┌──

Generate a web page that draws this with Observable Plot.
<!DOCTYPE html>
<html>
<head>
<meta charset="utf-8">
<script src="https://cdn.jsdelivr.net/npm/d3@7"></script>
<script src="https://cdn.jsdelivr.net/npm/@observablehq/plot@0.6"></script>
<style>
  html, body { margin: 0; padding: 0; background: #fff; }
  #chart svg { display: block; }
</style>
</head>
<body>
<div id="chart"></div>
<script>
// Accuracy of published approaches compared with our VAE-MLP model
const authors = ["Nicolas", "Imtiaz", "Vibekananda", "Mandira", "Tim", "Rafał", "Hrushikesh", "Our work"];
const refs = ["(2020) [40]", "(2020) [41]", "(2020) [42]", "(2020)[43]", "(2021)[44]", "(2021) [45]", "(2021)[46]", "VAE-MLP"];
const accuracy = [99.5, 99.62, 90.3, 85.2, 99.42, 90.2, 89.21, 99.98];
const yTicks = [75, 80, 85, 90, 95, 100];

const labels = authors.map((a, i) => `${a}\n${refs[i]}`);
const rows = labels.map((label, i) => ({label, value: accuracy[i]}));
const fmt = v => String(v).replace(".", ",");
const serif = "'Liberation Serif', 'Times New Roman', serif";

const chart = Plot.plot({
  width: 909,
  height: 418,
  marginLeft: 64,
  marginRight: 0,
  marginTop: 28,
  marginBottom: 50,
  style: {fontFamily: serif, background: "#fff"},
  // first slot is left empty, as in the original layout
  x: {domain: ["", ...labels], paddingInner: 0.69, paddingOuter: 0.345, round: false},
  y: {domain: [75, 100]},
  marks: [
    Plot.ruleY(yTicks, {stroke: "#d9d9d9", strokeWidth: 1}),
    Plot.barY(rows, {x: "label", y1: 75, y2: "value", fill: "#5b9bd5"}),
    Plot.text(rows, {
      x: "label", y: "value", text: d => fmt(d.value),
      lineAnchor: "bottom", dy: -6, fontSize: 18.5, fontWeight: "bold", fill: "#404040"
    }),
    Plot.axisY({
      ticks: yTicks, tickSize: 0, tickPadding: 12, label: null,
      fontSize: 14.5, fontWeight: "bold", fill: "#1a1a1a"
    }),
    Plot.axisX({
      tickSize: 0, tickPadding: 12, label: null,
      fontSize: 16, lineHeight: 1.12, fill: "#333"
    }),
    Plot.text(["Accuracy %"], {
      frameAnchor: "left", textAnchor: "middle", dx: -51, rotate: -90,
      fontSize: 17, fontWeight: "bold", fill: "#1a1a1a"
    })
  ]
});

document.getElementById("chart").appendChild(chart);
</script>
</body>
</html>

└──
┌──

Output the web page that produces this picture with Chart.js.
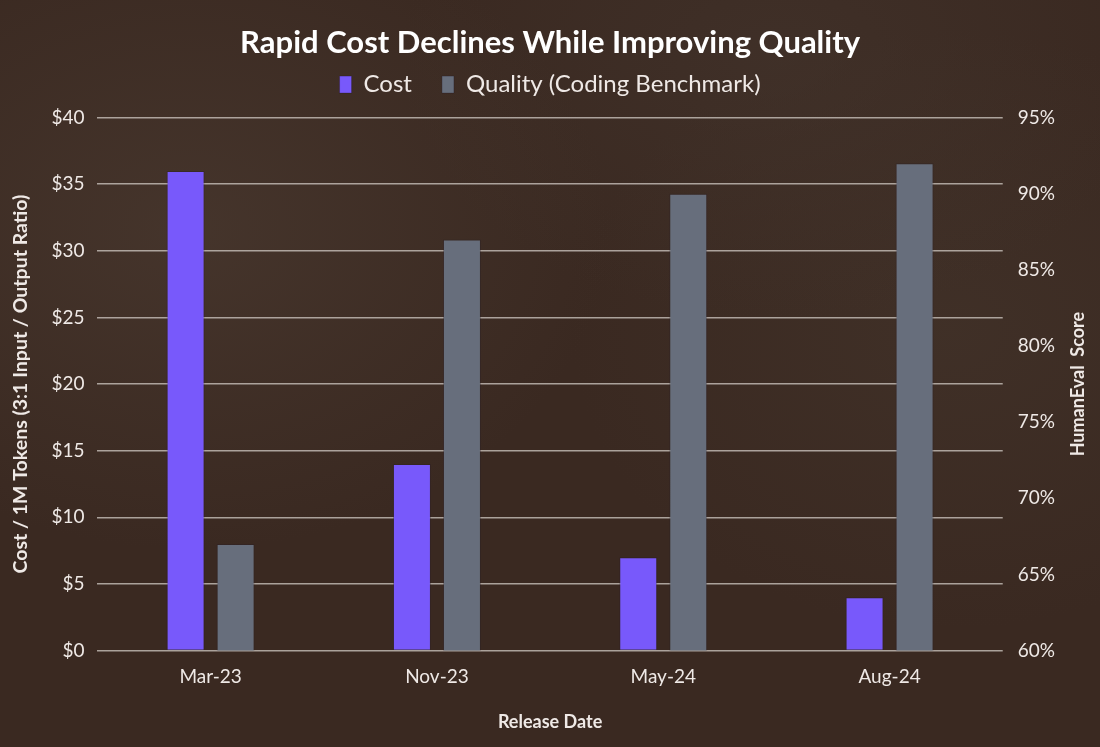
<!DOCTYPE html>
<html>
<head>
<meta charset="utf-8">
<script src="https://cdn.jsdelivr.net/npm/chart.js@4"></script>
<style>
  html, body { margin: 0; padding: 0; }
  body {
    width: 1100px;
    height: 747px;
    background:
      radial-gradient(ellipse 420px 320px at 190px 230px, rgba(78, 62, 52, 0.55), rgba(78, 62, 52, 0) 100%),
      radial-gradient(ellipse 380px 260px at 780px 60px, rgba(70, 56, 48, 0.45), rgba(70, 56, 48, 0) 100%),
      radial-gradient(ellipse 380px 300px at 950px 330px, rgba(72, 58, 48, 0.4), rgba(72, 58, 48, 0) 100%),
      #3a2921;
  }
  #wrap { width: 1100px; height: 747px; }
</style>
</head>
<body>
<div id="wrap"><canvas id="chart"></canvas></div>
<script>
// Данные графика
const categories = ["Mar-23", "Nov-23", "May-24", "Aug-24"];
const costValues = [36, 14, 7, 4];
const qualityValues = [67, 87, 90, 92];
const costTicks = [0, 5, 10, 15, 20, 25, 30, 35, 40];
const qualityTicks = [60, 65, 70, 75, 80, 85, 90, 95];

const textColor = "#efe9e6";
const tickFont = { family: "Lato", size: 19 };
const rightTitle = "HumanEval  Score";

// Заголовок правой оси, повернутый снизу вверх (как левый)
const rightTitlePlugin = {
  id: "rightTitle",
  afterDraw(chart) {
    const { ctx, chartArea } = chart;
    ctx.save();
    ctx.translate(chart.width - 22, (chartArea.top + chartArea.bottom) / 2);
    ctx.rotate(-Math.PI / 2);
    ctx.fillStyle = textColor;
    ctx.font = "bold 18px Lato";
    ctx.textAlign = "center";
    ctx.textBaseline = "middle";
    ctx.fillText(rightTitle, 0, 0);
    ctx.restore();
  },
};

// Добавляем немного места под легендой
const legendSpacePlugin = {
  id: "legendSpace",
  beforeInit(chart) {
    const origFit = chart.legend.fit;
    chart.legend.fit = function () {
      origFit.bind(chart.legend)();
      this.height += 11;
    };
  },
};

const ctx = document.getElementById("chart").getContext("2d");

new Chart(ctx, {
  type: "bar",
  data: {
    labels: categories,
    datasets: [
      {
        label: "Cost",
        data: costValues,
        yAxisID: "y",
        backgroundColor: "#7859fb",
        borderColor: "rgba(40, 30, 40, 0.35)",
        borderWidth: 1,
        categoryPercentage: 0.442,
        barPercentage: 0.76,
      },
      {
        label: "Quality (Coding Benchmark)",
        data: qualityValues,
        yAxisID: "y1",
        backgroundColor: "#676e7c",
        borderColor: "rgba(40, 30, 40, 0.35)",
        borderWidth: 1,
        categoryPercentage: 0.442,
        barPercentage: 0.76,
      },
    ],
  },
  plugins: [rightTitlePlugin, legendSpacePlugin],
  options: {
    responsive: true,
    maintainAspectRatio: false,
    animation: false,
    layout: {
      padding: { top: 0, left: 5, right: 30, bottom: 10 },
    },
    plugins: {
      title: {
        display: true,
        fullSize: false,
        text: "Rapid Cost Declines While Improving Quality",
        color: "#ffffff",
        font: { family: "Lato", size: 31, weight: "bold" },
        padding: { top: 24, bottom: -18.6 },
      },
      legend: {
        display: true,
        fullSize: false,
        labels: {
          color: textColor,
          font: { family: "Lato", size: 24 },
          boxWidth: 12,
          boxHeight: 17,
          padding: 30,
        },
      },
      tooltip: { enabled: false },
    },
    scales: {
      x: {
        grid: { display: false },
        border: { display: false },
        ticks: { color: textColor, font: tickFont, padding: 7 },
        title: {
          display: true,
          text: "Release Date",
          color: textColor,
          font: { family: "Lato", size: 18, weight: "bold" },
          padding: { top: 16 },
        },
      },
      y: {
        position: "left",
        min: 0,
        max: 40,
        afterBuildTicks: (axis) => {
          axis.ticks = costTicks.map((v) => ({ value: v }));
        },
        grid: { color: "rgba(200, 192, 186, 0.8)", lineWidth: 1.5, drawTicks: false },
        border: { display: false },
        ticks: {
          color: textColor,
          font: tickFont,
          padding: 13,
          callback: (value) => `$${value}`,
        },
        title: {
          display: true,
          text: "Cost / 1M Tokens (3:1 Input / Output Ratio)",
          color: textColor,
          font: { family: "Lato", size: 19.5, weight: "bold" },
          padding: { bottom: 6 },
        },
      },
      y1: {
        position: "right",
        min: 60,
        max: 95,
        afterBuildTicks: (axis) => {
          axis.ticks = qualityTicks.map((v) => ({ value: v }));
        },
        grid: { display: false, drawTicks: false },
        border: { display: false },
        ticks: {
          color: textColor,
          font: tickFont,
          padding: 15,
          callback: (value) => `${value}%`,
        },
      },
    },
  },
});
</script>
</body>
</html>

└──

The lines from the one containing "Generate a web" to the one containing "const yTicks = [75, 80, 85, 90, 95, 100];", both included, are to be extracted exactly; give no other line.

§ SOLUTION TO THIS TASK
Generate a web page that draws this with Observable Plot.
<!DOCTYPE html>
<html>
<head>
<meta charset="utf-8">
<script src="https://cdn.jsdelivr.net/npm/d3@7"></script>
<script src="https://cdn.jsdelivr.net/npm/@observablehq/plot@0.6"></script>
<style>
  html, body { margin: 0; padding: 0; background: #fff; }
  #chart svg { display: block; }
</style>
</head>
<body>
<div id="chart"></div>
<script>
// Accuracy of published approaches compared with our VAE-MLP model
const authors = ["Nicolas", "Imtiaz", "Vibekananda", "Mandira", "Tim", "Rafał", "Hrushikesh", "Our work"];
const refs = ["(2020) [40]", "(2020) [41]", "(2020) [42]", "(2020)[43]", "(2021)[44]", "(2021) [45]", "(2021)[46]", "VAE-MLP"];
const accuracy = [99.5, 99.62, 90.3, 85.2, 99.42, 90.2, 89.21, 99.98];
const yTicks = [75, 80, 85, 90, 95, 100];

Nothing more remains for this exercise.